Maldives' court sacks election commissioner Fuwad Thowfeek

Judges said that the officials had disrespected the court by not following election guidelines

Update: 2014-03-10 10:48 GMT
Maldives Elections Commissioner Fuwad Thowfeek at a press conference. - AP

Maldives: The highest court of the Maldives on Sunday sacked the country's election commissioner and gave him a suspended jail term for contempt of court after a months-long confrontation.
The Supreme Court of the Indian Ocean archipelago nation removed Elections Commissioner Fuwad Thowfeek as well as his deputy Ahmed Fayaz. Thowfeek received a six-month jail sentence that was suspended for three years. It will come into effect only if he is found guilty of the offense again during a three-year period.
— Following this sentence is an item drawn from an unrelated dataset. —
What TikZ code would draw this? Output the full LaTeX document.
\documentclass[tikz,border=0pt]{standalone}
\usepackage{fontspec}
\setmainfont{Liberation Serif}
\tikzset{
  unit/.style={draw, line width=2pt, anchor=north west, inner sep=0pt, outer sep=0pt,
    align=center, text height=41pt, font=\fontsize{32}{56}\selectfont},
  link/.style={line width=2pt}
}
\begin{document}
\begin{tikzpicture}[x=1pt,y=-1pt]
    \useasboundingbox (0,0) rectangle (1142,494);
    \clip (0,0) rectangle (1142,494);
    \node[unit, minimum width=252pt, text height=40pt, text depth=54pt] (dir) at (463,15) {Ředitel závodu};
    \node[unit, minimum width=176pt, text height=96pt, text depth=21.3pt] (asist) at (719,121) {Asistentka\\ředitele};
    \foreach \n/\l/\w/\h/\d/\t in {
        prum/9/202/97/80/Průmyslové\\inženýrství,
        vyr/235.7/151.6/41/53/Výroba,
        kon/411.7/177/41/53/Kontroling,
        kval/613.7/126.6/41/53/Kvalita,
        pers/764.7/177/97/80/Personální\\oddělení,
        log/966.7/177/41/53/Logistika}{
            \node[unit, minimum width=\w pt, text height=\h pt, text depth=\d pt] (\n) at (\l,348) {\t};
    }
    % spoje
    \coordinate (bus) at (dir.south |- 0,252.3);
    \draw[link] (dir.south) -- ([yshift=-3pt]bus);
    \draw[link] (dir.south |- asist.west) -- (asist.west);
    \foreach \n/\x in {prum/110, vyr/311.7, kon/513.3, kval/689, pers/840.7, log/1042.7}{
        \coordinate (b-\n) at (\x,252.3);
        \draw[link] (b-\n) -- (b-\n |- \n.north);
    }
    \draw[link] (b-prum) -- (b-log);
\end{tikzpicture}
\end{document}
Judges said that the officials had disrespected the court by not following election guidelines set out by the judges.
The judgment throws the country's parliamentary election scheduled for March 22 into jeopardy because it leaves only two members now sitting on the five-member Elections Commission. A third commissioner had previously resigned.

The opposition Maldivian Democratic Party has threatened to boycott the election. Party spokesman Hamid Abdul Gafoor said a final decision would be taken Monday by the party's national council.
Tensions between the judiciary and the Elections Commission arose after Thowfeek spoke out against some controversial judgments by the Supreme Court pertaining to last year's presidential election in which Yameen Abdul Gayoom, the brother of the Maldives' former authoritarian ruler, eventually was elected as the country's new president in a runoff in November. Gayoom, the brother of former autocrat Maumoon Abdul Gayoom who ruled the island nation for 30 years, won a narrow victory over Mohamed Nasheed, who led the struggle for democracy and was elected president in 2008 in the country's first multiparty election.

The results of a September 7 first-round presidential election were annulled by the Supreme Court after another candidate complained that the voters' register contained made up names and those of dead people.
A widespread outcry erupted after the court decided to annul the September election that local and international monitors found to be free and fair. MDP candidate Mohamed Nasheed led that vote but fell short of the 50 percent needed for an outright win. Police acting under a court order stopped a subsequent revote and the long intervals gave Nasheed's opponents enough time to form a coalition and defeat him narrowly in a third attempt to hold the election.

The opposition MDP has accused the judiciary of favoring Gayoom.